Exercise goal:
Scan the records below for the line with "Clone this diagram in TikZ." and the line with "(10,323) rectangle (641,462.5);", and retype that range exactly, both ends included, pictures excepted.

Records for the exercise:
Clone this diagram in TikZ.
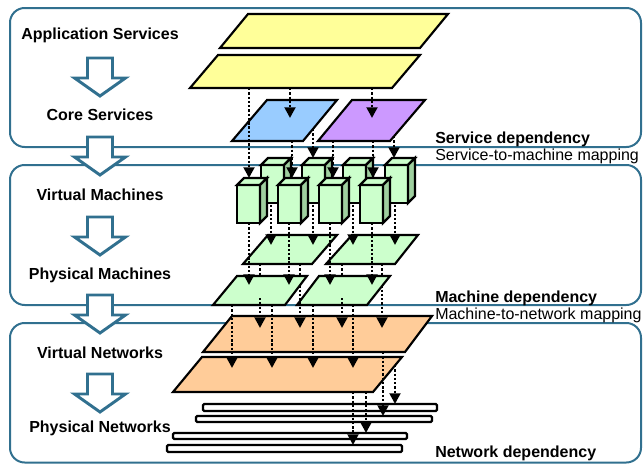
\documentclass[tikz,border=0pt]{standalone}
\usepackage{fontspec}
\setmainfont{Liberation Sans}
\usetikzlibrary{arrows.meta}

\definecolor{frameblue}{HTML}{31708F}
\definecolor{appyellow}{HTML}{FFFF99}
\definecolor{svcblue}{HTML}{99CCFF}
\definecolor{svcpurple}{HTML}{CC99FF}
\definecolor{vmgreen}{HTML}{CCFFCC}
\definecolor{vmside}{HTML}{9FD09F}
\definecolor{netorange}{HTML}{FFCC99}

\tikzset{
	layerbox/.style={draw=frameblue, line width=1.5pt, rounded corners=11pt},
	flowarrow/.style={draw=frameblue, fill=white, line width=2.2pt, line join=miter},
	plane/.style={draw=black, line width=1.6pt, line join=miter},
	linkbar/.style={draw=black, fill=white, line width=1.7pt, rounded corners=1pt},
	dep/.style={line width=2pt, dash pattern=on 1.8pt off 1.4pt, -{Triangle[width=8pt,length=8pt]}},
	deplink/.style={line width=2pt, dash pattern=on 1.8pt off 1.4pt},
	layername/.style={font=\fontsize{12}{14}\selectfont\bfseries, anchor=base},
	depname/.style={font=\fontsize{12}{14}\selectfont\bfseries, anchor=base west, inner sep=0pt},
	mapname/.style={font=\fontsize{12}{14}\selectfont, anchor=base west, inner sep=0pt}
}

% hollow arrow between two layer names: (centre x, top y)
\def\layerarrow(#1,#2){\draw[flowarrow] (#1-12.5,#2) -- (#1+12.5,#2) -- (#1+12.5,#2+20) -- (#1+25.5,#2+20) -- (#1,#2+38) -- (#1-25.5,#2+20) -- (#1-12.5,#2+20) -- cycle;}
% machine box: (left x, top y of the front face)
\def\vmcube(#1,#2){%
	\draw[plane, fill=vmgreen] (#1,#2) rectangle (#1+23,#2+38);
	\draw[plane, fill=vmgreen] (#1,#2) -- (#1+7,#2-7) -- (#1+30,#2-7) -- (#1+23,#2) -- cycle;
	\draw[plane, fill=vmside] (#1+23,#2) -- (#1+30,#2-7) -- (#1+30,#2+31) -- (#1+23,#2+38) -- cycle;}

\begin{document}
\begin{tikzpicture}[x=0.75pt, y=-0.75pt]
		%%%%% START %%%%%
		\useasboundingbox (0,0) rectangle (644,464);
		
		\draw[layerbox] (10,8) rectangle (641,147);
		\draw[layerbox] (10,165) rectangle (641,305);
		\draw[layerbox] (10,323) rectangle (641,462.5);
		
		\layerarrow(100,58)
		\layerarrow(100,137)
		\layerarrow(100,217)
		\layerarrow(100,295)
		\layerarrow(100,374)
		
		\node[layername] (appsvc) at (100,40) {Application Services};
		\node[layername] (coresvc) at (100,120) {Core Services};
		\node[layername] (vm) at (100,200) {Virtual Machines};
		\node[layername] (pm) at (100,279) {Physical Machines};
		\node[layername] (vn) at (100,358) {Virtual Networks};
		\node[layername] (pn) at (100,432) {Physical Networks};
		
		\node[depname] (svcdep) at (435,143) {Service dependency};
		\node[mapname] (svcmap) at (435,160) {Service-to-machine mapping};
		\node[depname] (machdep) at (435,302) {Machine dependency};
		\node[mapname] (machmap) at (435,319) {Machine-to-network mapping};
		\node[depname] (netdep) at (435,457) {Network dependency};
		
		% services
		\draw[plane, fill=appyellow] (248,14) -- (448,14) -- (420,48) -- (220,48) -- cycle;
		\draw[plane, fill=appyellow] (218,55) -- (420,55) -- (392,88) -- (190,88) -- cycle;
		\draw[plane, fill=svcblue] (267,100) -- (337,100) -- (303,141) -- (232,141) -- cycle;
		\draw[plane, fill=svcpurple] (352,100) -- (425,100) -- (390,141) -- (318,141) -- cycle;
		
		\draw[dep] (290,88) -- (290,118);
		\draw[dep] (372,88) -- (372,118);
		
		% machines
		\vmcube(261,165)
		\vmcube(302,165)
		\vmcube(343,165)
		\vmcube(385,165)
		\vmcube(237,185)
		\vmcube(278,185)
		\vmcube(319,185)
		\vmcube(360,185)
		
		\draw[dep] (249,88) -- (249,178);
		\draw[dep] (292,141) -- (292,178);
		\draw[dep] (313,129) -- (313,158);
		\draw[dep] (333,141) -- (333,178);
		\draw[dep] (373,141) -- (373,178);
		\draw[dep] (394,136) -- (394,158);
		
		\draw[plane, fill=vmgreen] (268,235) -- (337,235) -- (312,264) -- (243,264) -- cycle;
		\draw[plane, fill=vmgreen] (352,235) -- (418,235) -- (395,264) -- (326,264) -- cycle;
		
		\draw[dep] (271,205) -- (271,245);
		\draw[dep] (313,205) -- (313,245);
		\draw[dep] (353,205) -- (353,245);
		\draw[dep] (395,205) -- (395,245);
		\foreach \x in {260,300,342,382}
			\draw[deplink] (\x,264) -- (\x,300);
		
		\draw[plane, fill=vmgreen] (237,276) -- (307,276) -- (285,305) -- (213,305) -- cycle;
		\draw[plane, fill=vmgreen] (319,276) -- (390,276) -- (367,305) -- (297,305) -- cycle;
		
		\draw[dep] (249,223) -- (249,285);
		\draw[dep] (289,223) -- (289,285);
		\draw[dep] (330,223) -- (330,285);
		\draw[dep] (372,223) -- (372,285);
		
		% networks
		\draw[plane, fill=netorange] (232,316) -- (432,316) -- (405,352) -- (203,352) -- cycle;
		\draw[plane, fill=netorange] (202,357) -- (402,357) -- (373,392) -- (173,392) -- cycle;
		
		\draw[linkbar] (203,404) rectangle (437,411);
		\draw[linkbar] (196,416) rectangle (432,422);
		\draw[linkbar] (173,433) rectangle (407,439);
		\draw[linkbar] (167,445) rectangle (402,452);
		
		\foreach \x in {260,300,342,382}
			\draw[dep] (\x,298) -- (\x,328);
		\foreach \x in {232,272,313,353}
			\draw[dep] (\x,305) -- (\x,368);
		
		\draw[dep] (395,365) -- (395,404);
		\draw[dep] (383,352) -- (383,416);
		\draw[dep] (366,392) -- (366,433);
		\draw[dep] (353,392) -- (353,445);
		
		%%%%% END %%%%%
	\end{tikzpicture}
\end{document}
==
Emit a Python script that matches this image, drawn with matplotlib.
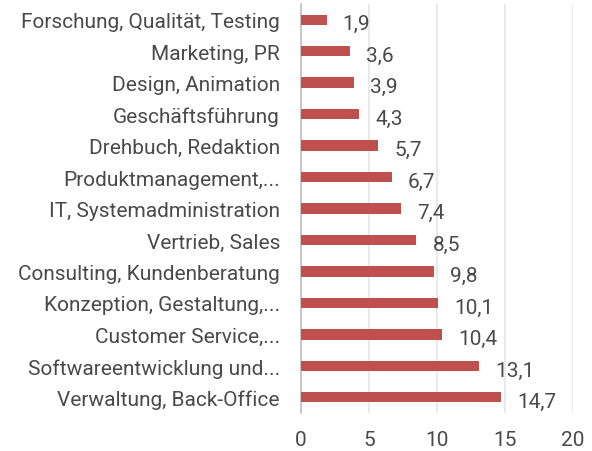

Expected answer:
Clone this diagram in TikZ.
\documentclass[tikz,border=0pt]{standalone}
\usepackage{fontspec}
\setmainfont{Liberation Sans}
\usetikzlibrary{arrows.meta}

\definecolor{frameblue}{HTML}{31708F}
\definecolor{appyellow}{HTML}{FFFF99}
\definecolor{svcblue}{HTML}{99CCFF}
\definecolor{svcpurple}{HTML}{CC99FF}
\definecolor{vmgreen}{HTML}{CCFFCC}
\definecolor{vmside}{HTML}{9FD09F}
\definecolor{netorange}{HTML}{FFCC99}

\tikzset{
	layerbox/.style={draw=frameblue, line width=1.5pt, rounded corners=11pt},
	flowarrow/.style={draw=frameblue, fill=white, line width=2.2pt, line join=miter},
	plane/.style={draw=black, line width=1.6pt, line join=miter},
	linkbar/.style={draw=black, fill=white, line width=1.7pt, rounded corners=1pt},
	dep/.style={line width=2pt, dash pattern=on 1.8pt off 1.4pt, -{Triangle[width=8pt,length=8pt]}},
	deplink/.style={line width=2pt, dash pattern=on 1.8pt off 1.4pt},
	layername/.style={font=\fontsize{12}{14}\selectfont\bfseries, anchor=base},
	depname/.style={font=\fontsize{12}{14}\selectfont\bfseries, anchor=base west, inner sep=0pt},
	mapname/.style={font=\fontsize{12}{14}\selectfont, anchor=base west, inner sep=0pt}
}

% hollow arrow between two layer names: (centre x, top y)
\def\layerarrow(#1,#2){\draw[flowarrow] (#1-12.5,#2) -- (#1+12.5,#2) -- (#1+12.5,#2+20) -- (#1+25.5,#2+20) -- (#1,#2+38) -- (#1-25.5,#2+20) -- (#1-12.5,#2+20) -- cycle;}
% machine box: (left x, top y of the front face)
\def\vmcube(#1,#2){%
	\draw[plane, fill=vmgreen] (#1,#2) rectangle (#1+23,#2+38);
	\draw[plane, fill=vmgreen] (#1,#2) -- (#1+7,#2-7) -- (#1+30,#2-7) -- (#1+23,#2) -- cycle;
	\draw[plane, fill=vmside] (#1+23,#2) -- (#1+30,#2-7) -- (#1+30,#2+31) -- (#1+23,#2+38) -- cycle;}

\begin{document}
\begin{tikzpicture}[x=0.75pt, y=-0.75pt]
		%%%%% START %%%%%
		\useasboundingbox (0,0) rectangle (644,464);
		
		\draw[layerbox] (10,8) rectangle (641,147);
		\draw[layerbox] (10,165) rectangle (641,305);
		\draw[layerbox] (10,323) rectangle (641,462.5);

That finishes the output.